━━ RECORDS PROVIDED ━━

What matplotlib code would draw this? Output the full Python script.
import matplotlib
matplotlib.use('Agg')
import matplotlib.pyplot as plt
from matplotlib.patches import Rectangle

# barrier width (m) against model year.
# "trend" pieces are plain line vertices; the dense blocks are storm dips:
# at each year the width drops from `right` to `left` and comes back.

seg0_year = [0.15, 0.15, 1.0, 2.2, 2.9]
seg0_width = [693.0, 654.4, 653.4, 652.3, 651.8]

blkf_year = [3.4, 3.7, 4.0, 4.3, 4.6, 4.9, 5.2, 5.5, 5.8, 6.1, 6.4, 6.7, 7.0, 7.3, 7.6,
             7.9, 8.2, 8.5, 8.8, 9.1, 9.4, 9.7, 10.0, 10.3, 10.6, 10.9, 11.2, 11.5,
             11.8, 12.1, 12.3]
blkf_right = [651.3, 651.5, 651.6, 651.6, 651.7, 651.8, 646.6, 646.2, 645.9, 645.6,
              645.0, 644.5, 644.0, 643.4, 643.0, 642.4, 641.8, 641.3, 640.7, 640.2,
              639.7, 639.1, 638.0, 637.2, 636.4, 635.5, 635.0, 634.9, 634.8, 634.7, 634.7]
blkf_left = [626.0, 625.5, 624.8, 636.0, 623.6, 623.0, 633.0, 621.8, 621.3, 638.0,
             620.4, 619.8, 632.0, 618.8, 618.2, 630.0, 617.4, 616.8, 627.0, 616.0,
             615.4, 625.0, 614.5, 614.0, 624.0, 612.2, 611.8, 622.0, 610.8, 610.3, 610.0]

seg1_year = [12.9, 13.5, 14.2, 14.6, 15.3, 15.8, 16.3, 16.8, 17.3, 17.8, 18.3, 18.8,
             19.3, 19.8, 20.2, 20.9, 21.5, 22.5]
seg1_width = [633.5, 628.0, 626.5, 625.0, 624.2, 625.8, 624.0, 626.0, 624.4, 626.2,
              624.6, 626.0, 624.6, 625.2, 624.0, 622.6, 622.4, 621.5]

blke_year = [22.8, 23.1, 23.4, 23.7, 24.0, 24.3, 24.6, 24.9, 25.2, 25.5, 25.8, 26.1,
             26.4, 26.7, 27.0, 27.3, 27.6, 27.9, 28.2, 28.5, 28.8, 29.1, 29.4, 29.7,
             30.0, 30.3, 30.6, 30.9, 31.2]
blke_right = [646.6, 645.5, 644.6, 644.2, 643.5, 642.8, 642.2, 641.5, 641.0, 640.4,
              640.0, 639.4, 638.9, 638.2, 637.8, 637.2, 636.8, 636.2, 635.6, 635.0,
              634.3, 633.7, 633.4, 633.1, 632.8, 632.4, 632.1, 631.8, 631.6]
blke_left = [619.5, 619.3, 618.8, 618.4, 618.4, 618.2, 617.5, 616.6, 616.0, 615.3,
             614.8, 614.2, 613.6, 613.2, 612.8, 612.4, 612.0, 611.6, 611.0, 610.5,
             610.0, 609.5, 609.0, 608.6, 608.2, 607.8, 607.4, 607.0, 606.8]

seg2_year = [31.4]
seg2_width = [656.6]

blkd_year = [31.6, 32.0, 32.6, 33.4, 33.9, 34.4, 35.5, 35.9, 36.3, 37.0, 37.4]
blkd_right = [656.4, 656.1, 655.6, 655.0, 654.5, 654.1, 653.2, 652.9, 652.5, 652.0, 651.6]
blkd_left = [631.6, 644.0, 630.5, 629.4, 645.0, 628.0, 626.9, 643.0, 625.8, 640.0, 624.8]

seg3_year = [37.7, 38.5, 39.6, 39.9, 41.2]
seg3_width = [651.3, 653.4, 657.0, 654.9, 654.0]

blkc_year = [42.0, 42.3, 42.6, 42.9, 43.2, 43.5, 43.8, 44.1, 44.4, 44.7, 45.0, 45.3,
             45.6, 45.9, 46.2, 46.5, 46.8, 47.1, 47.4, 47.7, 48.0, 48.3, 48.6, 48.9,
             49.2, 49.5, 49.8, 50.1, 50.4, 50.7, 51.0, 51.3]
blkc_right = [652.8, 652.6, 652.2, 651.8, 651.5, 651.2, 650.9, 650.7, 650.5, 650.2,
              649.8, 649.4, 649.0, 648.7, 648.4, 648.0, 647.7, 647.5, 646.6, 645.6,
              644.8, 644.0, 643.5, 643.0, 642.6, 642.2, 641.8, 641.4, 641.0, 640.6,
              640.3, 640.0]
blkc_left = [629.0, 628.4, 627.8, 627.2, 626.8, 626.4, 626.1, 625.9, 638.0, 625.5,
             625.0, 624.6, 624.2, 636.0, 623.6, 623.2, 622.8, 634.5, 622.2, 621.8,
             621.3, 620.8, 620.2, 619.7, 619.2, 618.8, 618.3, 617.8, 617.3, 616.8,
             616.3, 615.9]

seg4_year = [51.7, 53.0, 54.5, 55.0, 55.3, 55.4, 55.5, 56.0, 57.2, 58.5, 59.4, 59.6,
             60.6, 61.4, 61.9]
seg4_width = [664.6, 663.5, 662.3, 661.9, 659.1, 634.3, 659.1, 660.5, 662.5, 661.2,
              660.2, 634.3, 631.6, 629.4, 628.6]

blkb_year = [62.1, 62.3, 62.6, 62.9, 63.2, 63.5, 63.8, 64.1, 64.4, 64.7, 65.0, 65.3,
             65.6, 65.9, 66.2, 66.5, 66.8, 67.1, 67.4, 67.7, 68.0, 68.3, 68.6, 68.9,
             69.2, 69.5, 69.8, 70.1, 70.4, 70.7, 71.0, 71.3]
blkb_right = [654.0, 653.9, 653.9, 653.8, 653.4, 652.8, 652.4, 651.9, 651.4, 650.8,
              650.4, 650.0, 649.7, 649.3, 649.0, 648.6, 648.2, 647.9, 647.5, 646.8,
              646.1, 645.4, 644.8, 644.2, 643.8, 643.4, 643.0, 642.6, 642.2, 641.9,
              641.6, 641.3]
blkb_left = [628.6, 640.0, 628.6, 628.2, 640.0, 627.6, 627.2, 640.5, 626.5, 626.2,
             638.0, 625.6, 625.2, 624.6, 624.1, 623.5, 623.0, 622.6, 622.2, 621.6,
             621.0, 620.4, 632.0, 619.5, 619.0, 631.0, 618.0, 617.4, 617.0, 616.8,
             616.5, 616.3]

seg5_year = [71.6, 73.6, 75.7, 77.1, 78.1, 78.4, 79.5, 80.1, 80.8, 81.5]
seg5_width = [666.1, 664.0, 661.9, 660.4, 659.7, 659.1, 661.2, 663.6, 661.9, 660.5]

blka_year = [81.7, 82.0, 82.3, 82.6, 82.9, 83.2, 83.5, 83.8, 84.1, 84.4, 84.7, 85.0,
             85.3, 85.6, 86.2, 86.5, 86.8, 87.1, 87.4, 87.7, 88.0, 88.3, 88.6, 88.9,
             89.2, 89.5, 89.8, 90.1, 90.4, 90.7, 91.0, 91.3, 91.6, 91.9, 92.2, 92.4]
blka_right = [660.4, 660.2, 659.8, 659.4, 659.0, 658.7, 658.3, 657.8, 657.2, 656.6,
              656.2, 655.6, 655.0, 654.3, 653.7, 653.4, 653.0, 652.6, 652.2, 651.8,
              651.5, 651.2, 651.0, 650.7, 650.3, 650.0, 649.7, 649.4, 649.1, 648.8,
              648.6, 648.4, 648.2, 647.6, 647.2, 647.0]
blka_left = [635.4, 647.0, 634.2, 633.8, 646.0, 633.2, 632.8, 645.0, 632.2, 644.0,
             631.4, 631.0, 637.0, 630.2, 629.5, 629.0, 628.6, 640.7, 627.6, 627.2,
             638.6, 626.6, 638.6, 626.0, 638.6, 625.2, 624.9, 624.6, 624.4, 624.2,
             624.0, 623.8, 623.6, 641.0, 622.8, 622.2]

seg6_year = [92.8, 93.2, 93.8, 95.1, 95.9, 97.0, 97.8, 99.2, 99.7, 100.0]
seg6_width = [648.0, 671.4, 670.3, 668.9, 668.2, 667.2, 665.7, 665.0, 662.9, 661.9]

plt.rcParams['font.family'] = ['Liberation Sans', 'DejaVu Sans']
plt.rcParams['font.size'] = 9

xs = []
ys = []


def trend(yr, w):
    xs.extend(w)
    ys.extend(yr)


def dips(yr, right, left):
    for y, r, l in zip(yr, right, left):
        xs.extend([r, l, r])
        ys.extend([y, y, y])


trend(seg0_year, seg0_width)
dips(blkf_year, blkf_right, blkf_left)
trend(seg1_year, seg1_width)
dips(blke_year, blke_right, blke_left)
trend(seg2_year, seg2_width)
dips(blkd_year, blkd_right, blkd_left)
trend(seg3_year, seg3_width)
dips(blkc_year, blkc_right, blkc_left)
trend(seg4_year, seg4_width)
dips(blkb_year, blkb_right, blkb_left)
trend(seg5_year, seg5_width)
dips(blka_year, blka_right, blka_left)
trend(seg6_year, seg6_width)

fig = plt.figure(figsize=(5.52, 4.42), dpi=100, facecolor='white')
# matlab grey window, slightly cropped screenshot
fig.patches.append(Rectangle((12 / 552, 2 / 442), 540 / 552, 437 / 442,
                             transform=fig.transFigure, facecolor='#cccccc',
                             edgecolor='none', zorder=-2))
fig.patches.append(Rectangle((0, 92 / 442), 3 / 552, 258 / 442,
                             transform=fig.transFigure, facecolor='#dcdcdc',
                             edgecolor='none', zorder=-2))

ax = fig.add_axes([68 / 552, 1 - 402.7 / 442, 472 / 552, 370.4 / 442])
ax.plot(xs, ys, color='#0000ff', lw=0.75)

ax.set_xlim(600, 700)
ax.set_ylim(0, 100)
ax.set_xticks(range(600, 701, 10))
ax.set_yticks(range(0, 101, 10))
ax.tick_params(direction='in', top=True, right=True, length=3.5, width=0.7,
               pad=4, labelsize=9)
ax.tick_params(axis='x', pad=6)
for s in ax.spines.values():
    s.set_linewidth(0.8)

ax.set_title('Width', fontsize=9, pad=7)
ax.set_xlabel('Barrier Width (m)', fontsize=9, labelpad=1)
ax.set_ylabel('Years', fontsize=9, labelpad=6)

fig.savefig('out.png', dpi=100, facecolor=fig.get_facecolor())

━━━
━━ RECORDS PROVIDED ━━

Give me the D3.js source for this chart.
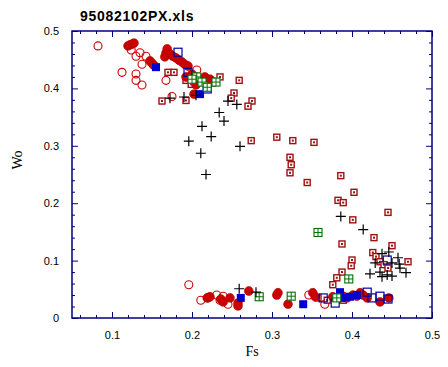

━━━

▶ [INSTRUCTIONS FOR THE TASK]:
Starting at the line that contains "What matplotlib code" and ending at the line that contains "from matplotlib.patches import Rectangle", retype each line exactly; omit everything outside that range.

▶ [CORRECT RESPONSE]:
What matplotlib code would draw this? Output the full Python script.
import matplotlib
matplotlib.use('Agg')
import matplotlib.pyplot as plt
from matplotlib.patches import Rectangle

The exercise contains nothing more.